The mining giant stated in January it would shut down the refinery and bauxite mine which was understood to be losing $US30 million each month (about $200 million in the past 12 months).

As a result, former NT Chief Minister Terry Mills undertook several months of negotiations
with the Commonwealth Government, Rio Tinto, Eni Australia and other gas suppliers to ensure the Gove refinery remains open for business.

The Gove facility is of particular importance to the outback town of Nhulunbuy, which relies on it for employment.

To be viable, the refinery requires almost as much gas
as
currently used by the entire NT; which would result in a domestic gas shortage.

Mills said in February he was prepared to release a volume of gas from Power and Water Corporation’s current contract with Eni for use at the Gove refinery on the condition a replacement supply
could be
found.

But Pacific Aluminium, which runs the plant,
rejected the offer, demanding an unconditional agreement for a 10-year supply of gas from the government despite the probability of a gas shortage.

Negotiations with major international gas suppliers
including Eni, GDF Suez and Santos in Perth and later, in Europe failed to come up with a viable solution.

Effective immediately, the new MOU will provide an "active and co-ordinated approach" to promoting the exploration and timely development of offshore and onshore gas resources.

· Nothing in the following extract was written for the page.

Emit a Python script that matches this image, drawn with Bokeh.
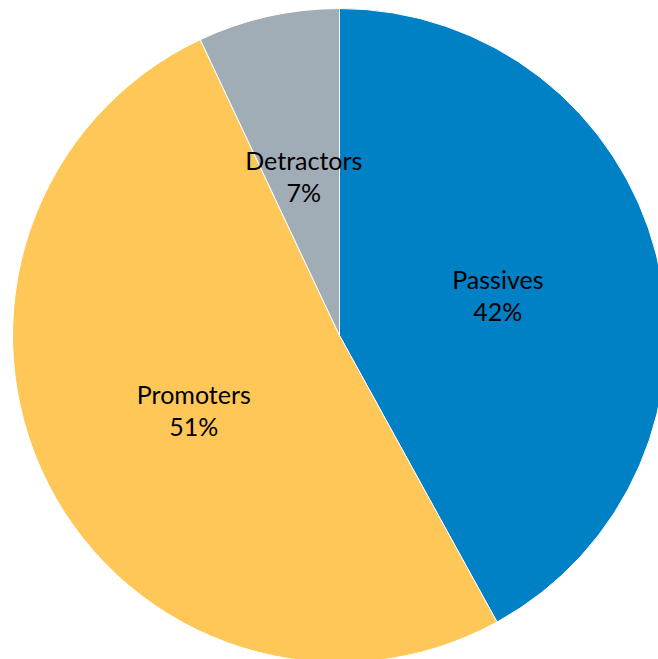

It will also aim to ensure long term secure gas supply for the Northern Territory, in particular to facilitate the supply of gas for domestic and commercial use for all customers in the NT, including the Gove refinery.

Current NT Chief Minister Adam Giles says the
MOU with the Commonwealth will "reduce the risks" associated with gas supply security in the Northern Territory due to exploration and development not meeting demand.

"[The deal] will also encourage competition between gas suppliers for the benefit of consumers and thus avoid an artificial or distorted gas market within the Northern Territory," Giles says.

"Onshore gas exploration is speeding up and the potential in the Territory is remarkable.

"Gas to Gove will further encourage investors who choose to do business to develop Northern Australia. The Territory needs to be known as a safe, free-market jurisdiction and a place to do business.

"Businesses and government can achieve mutually desirable goals, provided businesses are willing to invest.The MOU focuses on ensuring that gas resources are sustainably developed in the national and community interest."